We’re still following the #iwill six quality principles across our programmes from Schools Plus to Engage for Change to Service Learning. Find out more about what we do at Student Hubs engaging university students with youth social action. (Editor’s note: 10/02/22)
A key goal of Step Up To Serve’s #iwill campaign is to establish a common impact measurement framework for youth social action. With social action taking place in myriad contexts and for seemingly infinite causes, it can seem nigh on impossible to identify what makes it ‘great’. The six quality principles explored here underpin high quality, meaningful youth social action – focussing on the double benefit model which creates positive impact for both the volunteer and the project, community or individual with whom they are working. This is how we live the #iwill six quality principles.

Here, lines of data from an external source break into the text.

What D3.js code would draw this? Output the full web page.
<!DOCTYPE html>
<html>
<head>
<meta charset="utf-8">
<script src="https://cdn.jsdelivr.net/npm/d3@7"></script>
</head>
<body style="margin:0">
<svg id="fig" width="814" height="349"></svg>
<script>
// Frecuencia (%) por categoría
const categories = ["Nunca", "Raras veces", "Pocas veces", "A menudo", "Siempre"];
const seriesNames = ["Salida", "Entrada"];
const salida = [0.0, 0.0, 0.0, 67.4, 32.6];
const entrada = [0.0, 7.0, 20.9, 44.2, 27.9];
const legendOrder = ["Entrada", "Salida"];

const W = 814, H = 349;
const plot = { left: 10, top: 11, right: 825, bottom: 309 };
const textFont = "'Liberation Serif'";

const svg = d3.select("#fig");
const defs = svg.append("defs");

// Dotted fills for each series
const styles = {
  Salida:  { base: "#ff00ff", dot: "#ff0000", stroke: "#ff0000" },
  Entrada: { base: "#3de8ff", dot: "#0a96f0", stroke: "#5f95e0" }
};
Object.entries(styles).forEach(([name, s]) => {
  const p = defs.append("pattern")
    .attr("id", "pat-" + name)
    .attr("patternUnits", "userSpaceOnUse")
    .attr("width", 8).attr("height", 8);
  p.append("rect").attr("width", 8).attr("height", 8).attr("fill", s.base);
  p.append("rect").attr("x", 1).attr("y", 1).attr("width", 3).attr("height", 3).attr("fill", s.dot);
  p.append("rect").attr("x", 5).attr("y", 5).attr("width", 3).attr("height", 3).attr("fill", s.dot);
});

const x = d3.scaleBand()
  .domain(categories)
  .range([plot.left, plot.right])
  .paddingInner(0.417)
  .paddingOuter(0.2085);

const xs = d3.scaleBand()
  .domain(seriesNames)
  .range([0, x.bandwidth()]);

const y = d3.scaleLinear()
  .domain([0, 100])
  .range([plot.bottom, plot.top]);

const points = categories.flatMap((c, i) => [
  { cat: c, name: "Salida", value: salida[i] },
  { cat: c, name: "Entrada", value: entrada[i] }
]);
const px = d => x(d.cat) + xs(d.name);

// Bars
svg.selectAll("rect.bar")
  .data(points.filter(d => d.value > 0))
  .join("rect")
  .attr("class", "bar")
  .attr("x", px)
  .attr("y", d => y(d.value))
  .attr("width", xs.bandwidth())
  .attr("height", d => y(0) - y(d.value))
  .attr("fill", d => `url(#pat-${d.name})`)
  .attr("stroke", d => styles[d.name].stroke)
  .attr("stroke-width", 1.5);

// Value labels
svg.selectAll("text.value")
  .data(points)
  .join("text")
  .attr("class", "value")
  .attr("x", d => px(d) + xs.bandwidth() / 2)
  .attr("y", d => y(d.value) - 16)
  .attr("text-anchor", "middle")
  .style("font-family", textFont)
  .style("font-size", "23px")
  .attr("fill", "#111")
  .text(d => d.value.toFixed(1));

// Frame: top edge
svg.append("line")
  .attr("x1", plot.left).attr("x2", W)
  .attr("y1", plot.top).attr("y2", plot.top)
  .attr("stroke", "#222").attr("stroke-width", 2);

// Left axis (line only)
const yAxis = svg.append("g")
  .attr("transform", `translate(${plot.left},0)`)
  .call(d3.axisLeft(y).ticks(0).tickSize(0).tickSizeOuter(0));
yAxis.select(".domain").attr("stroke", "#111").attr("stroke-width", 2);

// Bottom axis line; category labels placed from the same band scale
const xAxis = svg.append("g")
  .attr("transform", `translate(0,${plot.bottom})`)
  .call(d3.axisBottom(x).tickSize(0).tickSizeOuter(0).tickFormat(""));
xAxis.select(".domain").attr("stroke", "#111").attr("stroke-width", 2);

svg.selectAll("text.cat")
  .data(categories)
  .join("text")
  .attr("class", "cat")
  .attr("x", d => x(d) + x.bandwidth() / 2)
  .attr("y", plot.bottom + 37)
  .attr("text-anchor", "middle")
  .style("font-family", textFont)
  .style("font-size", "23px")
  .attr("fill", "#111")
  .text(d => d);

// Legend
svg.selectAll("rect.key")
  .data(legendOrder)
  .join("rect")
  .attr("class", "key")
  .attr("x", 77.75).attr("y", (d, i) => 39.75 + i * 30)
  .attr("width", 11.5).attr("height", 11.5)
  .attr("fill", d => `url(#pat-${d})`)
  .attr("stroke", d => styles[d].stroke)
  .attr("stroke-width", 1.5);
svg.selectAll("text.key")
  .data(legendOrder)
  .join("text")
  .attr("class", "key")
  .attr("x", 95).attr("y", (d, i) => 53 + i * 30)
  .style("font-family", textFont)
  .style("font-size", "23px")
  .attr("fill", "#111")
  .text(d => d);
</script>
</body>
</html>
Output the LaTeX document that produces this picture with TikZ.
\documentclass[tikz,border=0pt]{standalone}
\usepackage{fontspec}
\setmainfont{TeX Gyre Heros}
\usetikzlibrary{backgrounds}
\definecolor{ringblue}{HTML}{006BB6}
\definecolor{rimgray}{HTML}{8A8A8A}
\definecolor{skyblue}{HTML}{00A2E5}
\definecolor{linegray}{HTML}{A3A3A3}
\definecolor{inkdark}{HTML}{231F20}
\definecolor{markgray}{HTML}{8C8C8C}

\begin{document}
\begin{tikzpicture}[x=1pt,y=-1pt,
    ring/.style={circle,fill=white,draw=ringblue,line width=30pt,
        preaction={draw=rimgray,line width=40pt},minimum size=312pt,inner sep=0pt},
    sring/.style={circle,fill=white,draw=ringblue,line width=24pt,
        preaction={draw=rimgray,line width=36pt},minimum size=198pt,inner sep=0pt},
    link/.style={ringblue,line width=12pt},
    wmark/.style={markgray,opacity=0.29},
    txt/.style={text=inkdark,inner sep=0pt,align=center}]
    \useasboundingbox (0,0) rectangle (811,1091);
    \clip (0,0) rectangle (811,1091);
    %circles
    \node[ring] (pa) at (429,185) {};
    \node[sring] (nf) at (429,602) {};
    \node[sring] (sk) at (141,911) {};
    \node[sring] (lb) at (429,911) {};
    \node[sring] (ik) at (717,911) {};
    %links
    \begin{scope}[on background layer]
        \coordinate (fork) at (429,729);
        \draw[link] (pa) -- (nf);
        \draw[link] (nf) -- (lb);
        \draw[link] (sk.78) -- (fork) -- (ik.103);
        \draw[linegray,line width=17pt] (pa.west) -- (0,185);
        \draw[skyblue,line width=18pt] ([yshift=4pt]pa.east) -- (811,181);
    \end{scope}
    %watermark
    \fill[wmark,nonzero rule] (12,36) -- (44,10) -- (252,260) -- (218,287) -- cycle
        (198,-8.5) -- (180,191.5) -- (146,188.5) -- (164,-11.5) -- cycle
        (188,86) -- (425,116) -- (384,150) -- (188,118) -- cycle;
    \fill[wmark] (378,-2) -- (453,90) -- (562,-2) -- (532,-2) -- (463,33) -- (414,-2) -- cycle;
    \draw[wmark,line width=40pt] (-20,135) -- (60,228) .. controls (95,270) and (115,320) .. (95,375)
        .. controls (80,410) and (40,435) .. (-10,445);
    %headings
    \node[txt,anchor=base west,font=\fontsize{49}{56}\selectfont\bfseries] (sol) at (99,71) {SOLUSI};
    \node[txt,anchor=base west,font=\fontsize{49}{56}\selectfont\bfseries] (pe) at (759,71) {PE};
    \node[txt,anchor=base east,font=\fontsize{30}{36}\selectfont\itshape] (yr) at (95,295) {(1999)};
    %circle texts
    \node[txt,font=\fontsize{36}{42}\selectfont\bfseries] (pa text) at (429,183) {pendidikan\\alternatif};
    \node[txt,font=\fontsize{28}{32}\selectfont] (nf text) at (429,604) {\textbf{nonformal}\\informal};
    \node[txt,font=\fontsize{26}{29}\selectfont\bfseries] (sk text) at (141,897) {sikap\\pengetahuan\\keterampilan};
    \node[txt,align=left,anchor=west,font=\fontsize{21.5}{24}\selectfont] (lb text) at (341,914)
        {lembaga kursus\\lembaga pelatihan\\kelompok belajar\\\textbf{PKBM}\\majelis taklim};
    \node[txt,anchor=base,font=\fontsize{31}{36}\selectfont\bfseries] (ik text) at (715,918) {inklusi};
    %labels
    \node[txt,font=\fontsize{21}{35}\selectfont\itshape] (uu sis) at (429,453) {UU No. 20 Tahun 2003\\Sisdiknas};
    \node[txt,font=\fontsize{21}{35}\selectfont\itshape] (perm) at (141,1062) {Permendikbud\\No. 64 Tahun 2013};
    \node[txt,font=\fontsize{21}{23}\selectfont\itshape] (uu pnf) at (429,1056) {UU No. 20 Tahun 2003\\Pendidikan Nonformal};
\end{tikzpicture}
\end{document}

(Source: www.iwill.org.uk/about-us/principles)
Challenging
We want our opportunities to be enjoyable to students, but we also want them to engage them in crucial social and environmental issues. For us, students volunteering for an hour a week is great; but behaviour change can only happen when they think beyond hour-counting to the wider problem – challenging assumptions about the people, communities and issues at hand. We put a great deal of emphasis on ensuring our volunteering projects include elements of education, critically engaging students with community issues. We also support students to run conferences and events on a whole range of engaging and relevant issues, notably climate change and international development.
We facilitate this by ensuring that each of our programmes are developed with critical engagement at their core. Students engage with an issue and learn the need for their volunteering before they even begin. Our staff also give students leadership roles, giving them a great deal of responsibility and thus challenging them to drive their own involvement forward – this could range from leading the organisation of a conference to managing a committee of volunteers.
We also provide a wide range of training – notably at biannual ‘Hubathons’, where all student committees come together for a weekend of training; and through our recently developed 2 day Challenge Leadership course. We also provide a wide range of training aimed at engaging students in social and environmental issues as a core part of all of our programmes.
Youth Led
Having been founded by a group of students seven years ago, student leadership is extremely important to us as an organisation and is at the heart of all of our activities. We are driven by the passion and innovation of student committees, project coordinators and volunteers across the organisation. Our staffing structure is designed to support student committees who run all of their own activities on the ground.
Our staff are provided with a wide range of training and guidance on how best to empower and support student leaders from the central Student Hubs team.
As previously mentioned we run biannual training weekends for all student committee members. We also run specific training for student coordinators, and a wide range of training on leadership for students.
Socially Impactful
We put a great deal of emphasis on the importance of creating social impact across all of our programmes. All of our activities are directed towards creating social impact and engaging students with the importance of impact, too. We use a Balanced Scorecard and the Salesforce CRM system to track our impact statistics over an annual year, reviewing our progress monthly. This includes measures that correspond with our four key outcomes – more students, doing more, more effectively, for longer – covering the double benefit of community impact and impact on students themselves.
We provide training to all staff, suppoting them to measure social impact in their Hubs. We also provide training and ongoing support to students running community projects to help them measure the social impact of their own projects. All of this work is supported by the central Impact Team at Student Hubs.
Progressive
We map the student social action journey of engagement with the Hub, from signing up to a newsletter, to joining a committee, leading a project or committee and perhaps eventually joining our graduate scheme. We understand that different students require different things at each stage of engagement and we therefore try to provide a wide variety of opportunities to get involved – from one off events or volunteering, to deeper engagement through longer-term volunteering or taking on positions on a committee.
Our staff members based locally are able to recognise students at different stages of engagement and provide the holistic, one-to-one support, that enables students to progress along their social action journey: during university and beyond.
Embedded
All of our work is driven by our mission to mainstream social action in UK universities. Students should come to university and consider volunteering in their community, campaigning for a cause they care about or setting up a social enterprise as much a part of being a student as sport, drama or going out.
In the Universities we work in, we see it as crucial that our activities are fully embedded in the University environment. We therefore work closely with students unions, outreach departments and careers services to ensure our work is fully embedded in the lives of students on campus. We also have offices or desks at the heart of Universities, ensuring that social action is at the centrepoint of students lives.
Reflective
Reflecting on social action is really important to us as an organisation. Through various projects and programmes, we ask students to reflect on what they’ve learnt – both about social issues, and about themselves – in particular, what skills they’ve developed through volunteering. Furthermore, we run the Social Leadership Award across the Student Hubs network, recognising outstanding social leaders who are going the extra mile in their social action. They are required to complete reflection pieces on a range of different social action activities to demonstrate their learnings.